I'm supposed to be writing a novel.  I say supposed instead of the more definite I am writing a novel because that's too much of what my work looks like.  Supposed to covers an intention, a duty, a job I have accepted, but have not really given enough energy and brain power to.  Supposed to keeps me tethered to the long rope of obligation that at least makes me give thought to my work in progess, even if the progress is hardly discernible. Oh, I give this novel thought.  I sit in front of my keyboard for long stretches of time.  I sit with my puppy Frankie on my lap and my feet up on my desk.  Frankie has become used to this, it's an arrangement that seems to work.  Again, seems to, supposed to---- does not imply that a lot of actual work is getting done around here, does it?  Why am I supposed to be writing a novel in the first place?  Why don't I move on to something more immediate--- like getting the laundry done or the refrigerator cleaned?  Well, those homely tasks come in handy as a distraction.  Sometimes they even come in handy as a device to let my brain float a bit-- just engaged enough to keep me awake and somewhat alert without turning the engine on full blast. My usual form of minimum engagement activity is to play hand after hand of computer solitaire.   The screen behind the game holds my little word gems while I try to sneak up on my thoughts for the next chapter or some character development or maybe some revealing conversation.  Once in a while it even works and I get a paragraph or two down and I can feel I have accomplished something.  Oh, but I am too easily pleased.

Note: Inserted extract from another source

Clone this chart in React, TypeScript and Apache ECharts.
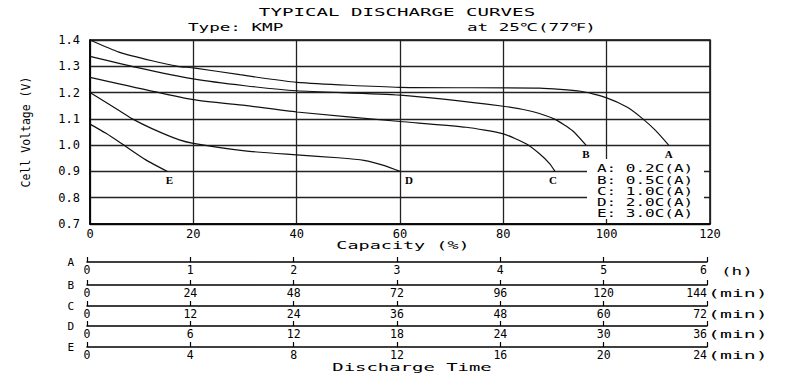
import React, { useEffect, useRef } from "react";
import * as echarts from "echarts";

// ---------- data ----------
const curveNames = ["A", "B", "C", "D", "E"];
const dischargeRates = ["0.2C(A)", "0.5C(A)", "1.0C(A)", "2.0C(A)", "3.0C(A)"];

const capA = [0, 5.6, 12, 17, 20, 29, 40, 60, 87, 95, 100, 104, 107, 109.5, 112];
const voltA = [1.4, 1.354, 1.321, 1.3, 1.294, 1.268, 1.239, 1.22, 1.217, 1.205, 1.18, 1.144, 1.1, 1.055, 1.0];

const capB = [0, 9, 20, 30, 40, 60, 80, 85.6, 90, 93.4, 96];
const voltB = [1.338, 1.296, 1.252, 1.226, 1.207, 1.19, 1.148, 1.128, 1.098, 1.055, 1.0];

const capC = [0, 20, 30, 40, 60, 72.8, 80, 84.4, 87, 89, 90];
const voltC = [1.258, 1.173, 1.151, 1.126, 1.09, 1.068, 1.043, 1.005, 0.967, 0.929, 0.9];

const capD = [0, 5.7, 8.2, 12.1, 17.3, 20, 30, 40, 48, 53, 57, 60];
const voltD = [1.2, 1.131, 1.1, 1.062, 1.02, 1.007, 0.978, 0.963, 0.952, 0.942, 0.922, 0.9];

const capE = [0, 3.1, 7, 10.8, 15];
const voltE = [1.08, 1.045, 0.994, 0.944, 0.9];

const capacityMin = 0;
const capacityMax = 120;
const capacityStep = 20;
const voltageMin = 0.7;
const voltageMax = 1.4;
const voltageStep = 0.1;

const timeAxisMax = [6, 144, 72, 36, 24];
const timeAxisStep = [1, 24, 12, 6, 4];
const timeAxisUnits = ["(h)", "(min)", "(min)", "(min)", "(min)"];

const titleText = "TYPICAL DISCHARGE CURVES";
const typeText = "Type: KMP";
const tempText = "at 25℃(77℉)";
const xName = "Capacity (%)";
const yName = "Cell Voltage (V)";
const timeName = "Discharge Time";

// ---------- styling / layout ----------
const MONO = "'DejaVu Sans Mono', 'Liberation Mono', monospace";
const SERIF = "'Liberation Serif', 'DejaVu Serif', serif";
const INK = "#111";
const timeLineY = [262, 285, 306, 326, 347];
const labelOffsets: Record<string, number[]> = { A: [0, 3], B: [0, 3], C: [-2, 3], D: [9, 3], E: [2, 3] };

const curves = [
  [capA, voltA],
  [capB, voltB],
  [capC, voltC],
  [capD, voltD],
  [capE, voltE],
];

function buildOption() {
  const grids: any[] = [
    { left: 90, right: 90, top: 40, height: 184, show: true, borderColor: "#000", borderWidth: 1.5, backgroundColor: "transparent" },
  ];
  const xAxes: any[] = [
    {
      gridIndex: 0,
      type: "value",
      min: capacityMin,
      max: capacityMax,
      interval: capacityStep,
      axisLine: { show: true, onZero: false, lineStyle: { color: "#000", width: 1.5 } },
      axisTick: { show: false },
      axisLabel: { margin: 4, fontSize: 12, fontFamily: MONO, color: "#000" },
      splitLine: { show: true, lineStyle: { color: "#222", width: 1.3 } },
    },
  ];
  const yAxes: any[] = [
    {
      gridIndex: 0,
      type: "value",
      min: voltageMin,
      max: voltageMax,
      interval: voltageStep,
      name: yName,
      nameLocation: "middle",
      nameRotate: 90,
      nameGap: 58,
      nameTextStyle: { fontSize: 11.5, fontFamily: MONO, color: "#000" },
      axisLine: { show: true, onZero: false, lineStyle: { color: "#000", width: 1.5 } },
      axisTick: { show: false },
      axisLabel: {
        margin: 10,
        fontSize: 12,
        fontFamily: MONO,
        color: "#000",
        formatter: (v: number) => v.toFixed(1),
      },
      splitLine: { show: true, lineStyle: { color: "#222", width: 1.3 } },
    },
  ];

  timeAxisMax.forEach((mx, i) => {
    grids.push({ left: 87, right: 93, top: timeLineY[i] - 10, height: 10, show: false });
    xAxes.push({
      gridIndex: i + 1,
      type: "value",
      position: "bottom",
      min: 0,
      max: mx,
      interval: timeAxisStep[i],
      name: curveNames[i],
      nameLocation: "start",
      nameGap: 13,
      nameTextStyle: { fontSize: 11, fontFamily: MONO, color: "#000", padding: [0, 0, 5, 0] },
      axisLine: { show: true, onZero: false, lineStyle: { color: "#000", width: 1.5 } },
      axisTick: { show: true, inside: true, length: 5, lineStyle: { color: "#000", width: 1.2 } },
      axisLabel: { margin: 2, fontSize: 11.5, fontFamily: MONO, color: "#000", alignMaxLabel: "right" },
      splitLine: { show: false },
    });
    yAxes.push({ gridIndex: i + 1, type: "value", min: 0, max: 1, show: false });
  });

  const series = curves.map(([caps, volts], si) => {
    const name = curveNames[si];
    const data = caps.map((c, k) => [c, volts[k]]);
    return {
      name,
      type: "line",
      xAxisIndex: 0,
      yAxisIndex: 0,
      data,
      smooth: 0.2,
      showSymbol: false,
      symbol: "none",
      lineStyle: { color: INK, width: 1.2 },
      endLabel: {
        show: true,
        formatter: name,
        distance: 0,
        align: "center",
        verticalAlign: "top",
        offset: labelOffsets[name],
        fontSize: 11,
        fontWeight: "bold",
        fontFamily: SERIF,
        color: "#000",
      },
      z: 3,
    };
  });

  const stretched = (text: string, x: number, y: number, sx: number, align: string, size = 11) => ({
    type: "text",
    x,
    y,
    scaleX: sx,
    z: 20,
    style: { text, fontSize: size, fontFamily: MONO, fill: "#000", align, verticalAlign: "middle" },
  });

  const graphics: any[] = [
    stretched(titleText, 397, 12, 1.74, "center"),
    stretched(typeText, 188, 27, 1.6, "left"),
    stretched(tempText, 467, 27, 1.6, "left"),
    stretched(xName, 403, 245, 1.68, "center"),
    stretched(timeName, 412, 367, 1.72, "center"),
    {
      type: "rect",
      z: 15,
      shape: { x: 587, y: 159, width: 117, height: 60 },
      style: { fill: "#fff" },
    },
  ];
  curveNames.forEach((n, i) => {
    graphics.push(stretched(`${n}: ${dischargeRates[i]}`, 597, 169 + i * 11.2, 1.6, "left", 10));
  });
  timeAxisUnits.forEach((u, i) => {
    graphics.push(stretched(u, i === 0 ? 721 : 708, timeLineY[i] + 8.5, i === 0 ? 1.6 : 1.8, "left"));
  });

  return {
    animation: false,
    backgroundColor: "#fff",
    grid: grids,
    xAxis: xAxes,
    yAxis: yAxes,
    series,
    graphic: graphics,
  };
}

export default function App() {
  const ref = useRef<HTMLDivElement>(null);
  useEffect(() => {
    if (!ref.current) return;
    const chart = echarts.init(ref.current, null, { renderer: "svg" });
    chart.setOption(buildOption() as any);
    return () => chart.dispose();
  }, []);
  return (
    <div
      ref={ref}
      style={{ position: "absolute", left: 0, top: 0, width: 800, height: 380, background: "#fff" }}
    />
  );
}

I say I am supposed to be writing a novel because for years, since I sat on the basement floor in my parents house, books piled around me, children's books, picture books, classic fairy tales and shelves filled with the works of Shakespeare, Dickens, Hemingway and so many others, the magic of producing and telling stories has been my biggest delight. the black letters on the page were more real to me than toys.  I would caress the words with my fingers and understand, so glad for this gift of reading.  I could not count the number of nights I fell asleep with a book folded across me, or mixed in with the blankets because my eyes gave out before I would willingly set the book down for tomorrow.

Also, I say supposed to write becasue my darling husband set this blog up for me because he knows this about me. He knows that I delight in words and thoughts and sounds and ideas.  So often I dispel this energy through talking and then find I have little left over to put on the page.  So, yes, I am supposed to write because I am supposed to write.  If it sounds okay, great.  If it doesn't, well, that has to be okay too, because if I waited for Shakespeare of Hawthorne to use me as a scribe, nothing would ever be done.